§ WHAT IS NEEDED
Write the lines out again, from the top of the material to the line containing "ctx.fillText(xTitle, (x.left +", pictures excluded.
################
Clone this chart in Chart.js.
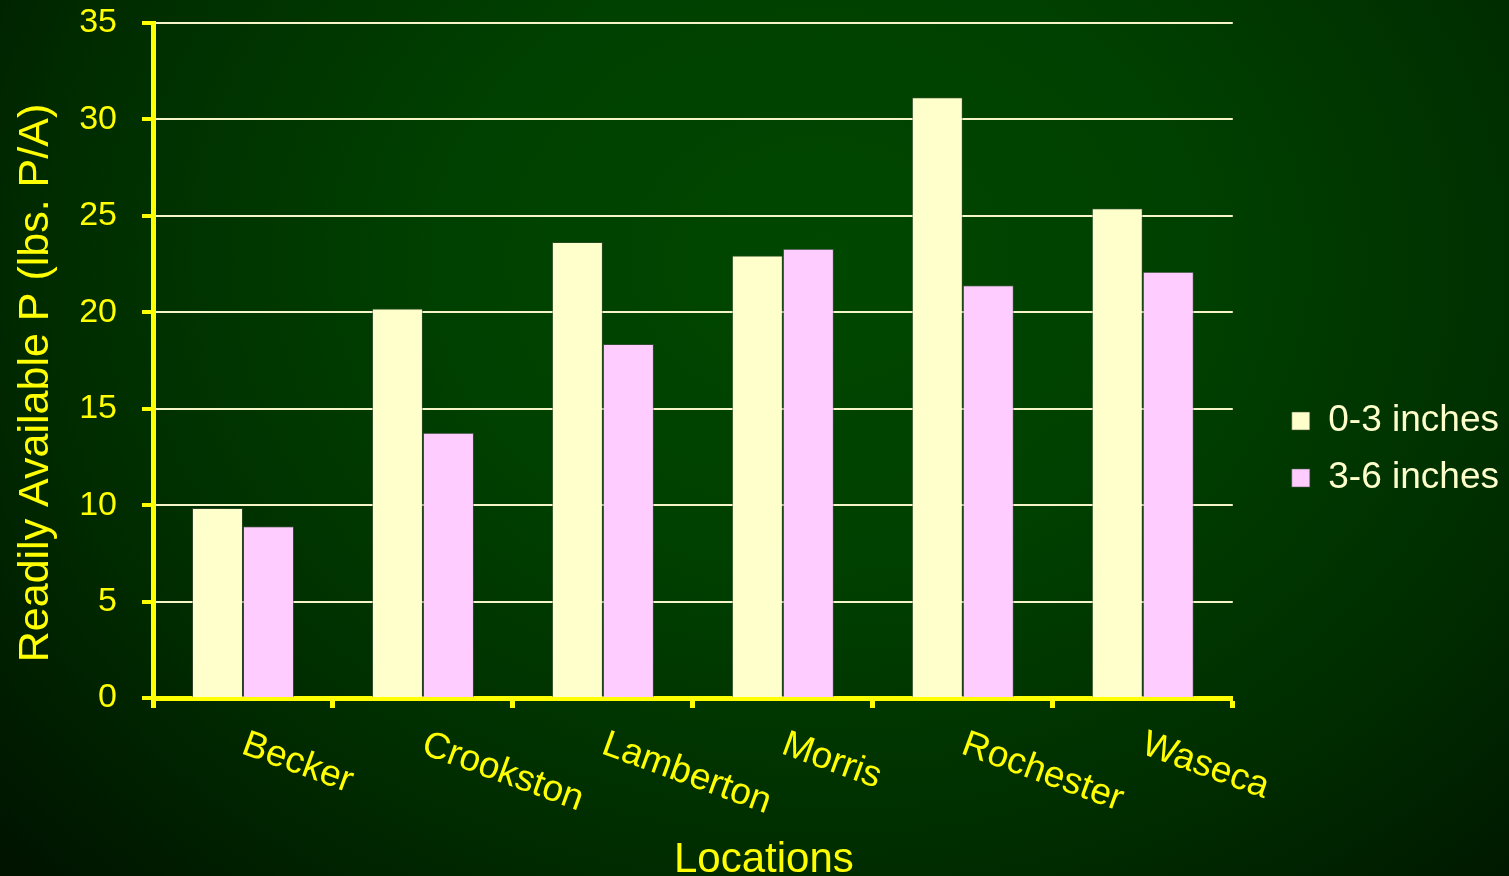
<!DOCTYPE html>
<html>
<head>
<meta charset="utf-8">
<title>Readily Available P by Location</title>
<script src="https://cdn.jsdelivr.net/npm/chart.js@4/dist/chart.umd.min.js"></script>
<style>
  html, body { margin: 0; padding: 0; background: #002200; }
  #wrap { width: 1509px; height: 876px; position: relative; }
</style>
</head>
<body>
<div id="wrap"><canvas id="chart" width="1509" height="876"></canvas></div>
<script>
// Readily available P (lbs. P/A) by sampling depth at six Minnesota locations
const locations = ['Becker', 'Crookston', 'Lamberton', 'Morris', 'Rochester', 'Waseca'];
const depth0to3 = [9.85, 20.2, 23.65, 22.95, 31.15, 25.4];
const depth3to6 = [8.9, 13.75, 18.35, 23.3, 21.4, 22.1];
const seriesNames = ['0-3 inches', '3-6 inches'];
const yTitle = 'Readily Available P (lbs. P/A)';
const xTitle = 'Locations';

const FONT = '"Liberation Sans", Arial, Helvetica, sans-serif';
const YELLOW = '#FFFF00';
Chart.defaults.font.family = FONT;

// Dark green glow behind the whole chart
const backdrop = {
  id: 'backdrop',
  beforeDraw(chart) {
    const { ctx, width, height } = chart;
    ctx.save();
    ctx.translate(820, 260);
    ctx.scale(1, 0.8);
    const g = ctx.createRadialGradient(0, 0, 0, 0, 0, 1100);
    g.addColorStop(0, '#004700');
    g.addColorStop(0.35, '#004000');
    g.addColorStop(0.7, '#002c00');
    g.addColorStop(1, '#001400');
    ctx.fillStyle = g;
    ctx.fillRect(-820, -260 / 0.8, width, height / 0.8);
    ctx.restore();
  }
};

// Slanted category labels and the two axis titles
const axisText = {
  id: 'axisText',
  afterDraw(chart) {
    const { ctx } = chart;
    const x = chart.scales.x;
    ctx.save();
    ctx.fillStyle = YELLOW;
    ctx.font = '37px ' + FONT;
    ctx.textAlign = 'left';
    ctx.textBaseline = 'alphabetic';
    locations.forEach((name, i) => {
      const px = x.getPixelForValue(i);
      ctx.save();
      ctx.translate(px - 3, x.top + 55);
      ctx.rotate(20 * Math.PI / 180);
      ctx.fillText(name, 0, 0);
      ctx.restore();
    });

    ctx.font = '42px ' + FONT;
    ctx.textAlign = 'center';
    ctx.fillText(xTitle, (x.left + x.right) / 2 + 71, 872);

    ctx.font = '43px ' + FONT;
    ctx.save();
    ctx.translate(48, 383);
    ctx.rotate(-Math.PI / 2);
    ctx.fillText(yTitle, 0, 0);
    ctx.restore();
    ctx.restore();
  }
};

new Chart(document.getElementById('chart'), {
  type: 'bar',
  data: {
    labels: locations,
    datasets: [
      {
        label: seriesNames[0],
        data: depth0to3,
        backgroundColor: '#FFFFCC',
        borderColor: 'rgba(70,80,60,0.55)',
        borderWidth: 1,
        categoryPercentage: 0.567,
        barPercentage: 1.0
      },
      {
        label: seriesNames[1],
        data: depth3to6,
        backgroundColor: '#FFCCFF',
        borderColor: 'rgba(90,90,90,0.55)',
        borderWidth: 1,
        categoryPercentage: 0.567,
        barPercentage: 1.0
      }
    ]
  },
  options: {
    responsive: false,
    animation: false,
    layout: { padding: { top: 23, right: 0, left: 0, bottom: 0 } },
    plugins: {
      legend: {
        position: 'right',
        align: 'center',
        labels: {
          boxWidth: 18,
          boxHeight: 18,
          padding: 20,
          color: '#FFFFCC',
          font: { size: 37 }
        }
      },
      tooltip: { enabled: false }
    },
    scales: {
      x: {
        grid: {
          display: true,
          drawOnChartArea: false,
          drawTicks: true,
          tickLength: 10,
          tickColor: YELLOW,
          tickWidth: 5,
          offset: true
        },
        border: { color: YELLOW, width: 5 },
        ticks: { display: false },
        afterFit(s) { s.height = 178; }
      },
      y: {
        min: 0,
        max: 35,
        ticks: {
          stepSize: 5,
          color: YELLOW,
          font: { size: 34 },
          padding: 25
        },
        grid: {
          color: '#F5F5C8',
          lineWidth: 2,
          tickColor: YELLOW,
          tickWidth: 4,
          tickLength: 11
        },
        border: { color: YELLOW, width: 5 },
        afterFit(s) {
          s.width = 153;
          s.paddingTop = 0;
          s.paddingBottom = 0;
        }
      },
      gap: {
        type: 'linear',
        position: 'right',
        display: true,
        grid: { display: false },
        ticks: { display: false },
        border: { display: false },
        afterFit(s) { s.width = 39; }
      }
    }
  },
  plugins: [backdrop, axisText]
});
</script>
</body>
</html>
################
§ RESULT OF THIS EXERCISE
Clone this chart in Chart.js.
<!DOCTYPE html>
<html>
<head>
<meta charset="utf-8">
<title>Readily Available P by Location</title>
<script src="https://cdn.jsdelivr.net/npm/chart.js@4/dist/chart.umd.min.js"></script>
<style>
  html, body { margin: 0; padding: 0; background: #002200; }
  #wrap { width: 1509px; height: 876px; position: relative; }
</style>
</head>
<body>
<div id="wrap"><canvas id="chart" width="1509" height="876"></canvas></div>
<script>
// Readily available P (lbs. P/A) by sampling depth at six Minnesota locations
const locations = ['Becker', 'Crookston', 'Lamberton', 'Morris', 'Rochester', 'Waseca'];
const depth0to3 = [9.85, 20.2, 23.65, 22.95, 31.15, 25.4];
const depth3to6 = [8.9, 13.75, 18.35, 23.3, 21.4, 22.1];
const seriesNames = ['0-3 inches', '3-6 inches'];
const yTitle = 'Readily Available P (lbs. P/A)';
const xTitle = 'Locations';

const FONT = '"Liberation Sans", Arial, Helvetica, sans-serif';
const YELLOW = '#FFFF00';
Chart.defaults.font.family = FONT;

// Dark green glow behind the whole chart
const backdrop = {
  id: 'backdrop',
  beforeDraw(chart) {
    const { ctx, width, height } = chart;
    ctx.save();
    ctx.translate(820, 260);
    ctx.scale(1, 0.8);
    const g = ctx.createRadialGradient(0, 0, 0, 0, 0, 1100);
    g.addColorStop(0, '#004700');
    g.addColorStop(0.35, '#004000');
    g.addColorStop(0.7, '#002c00');
    g.addColorStop(1, '#001400');
    ctx.fillStyle = g;
    ctx.fillRect(-820, -260 / 0.8, width, height / 0.8);
    ctx.restore();
  }
};

// Slanted category labels and the two axis titles
const axisText = {
  id: 'axisText',
  afterDraw(chart) {
    const { ctx } = chart;
    const x = chart.scales.x;
    ctx.save();
    ctx.fillStyle = YELLOW;
    ctx.font = '37px ' + FONT;
    ctx.textAlign = 'left';
    ctx.textBaseline = 'alphabetic';
    locations.forEach((name, i) => {
      const px = x.getPixelForValue(i);
      ctx.save();
      ctx.translate(px - 3, x.top + 55);
      ctx.rotate(20 * Math.PI / 180);
      ctx.fillText(name, 0, 0);
      ctx.restore();
    });

    ctx.font = '42px ' + FONT;
    ctx.textAlign = 'center';
    ctx.fillText(xTitle, (x.left + x.right) / 2 + 71, 872);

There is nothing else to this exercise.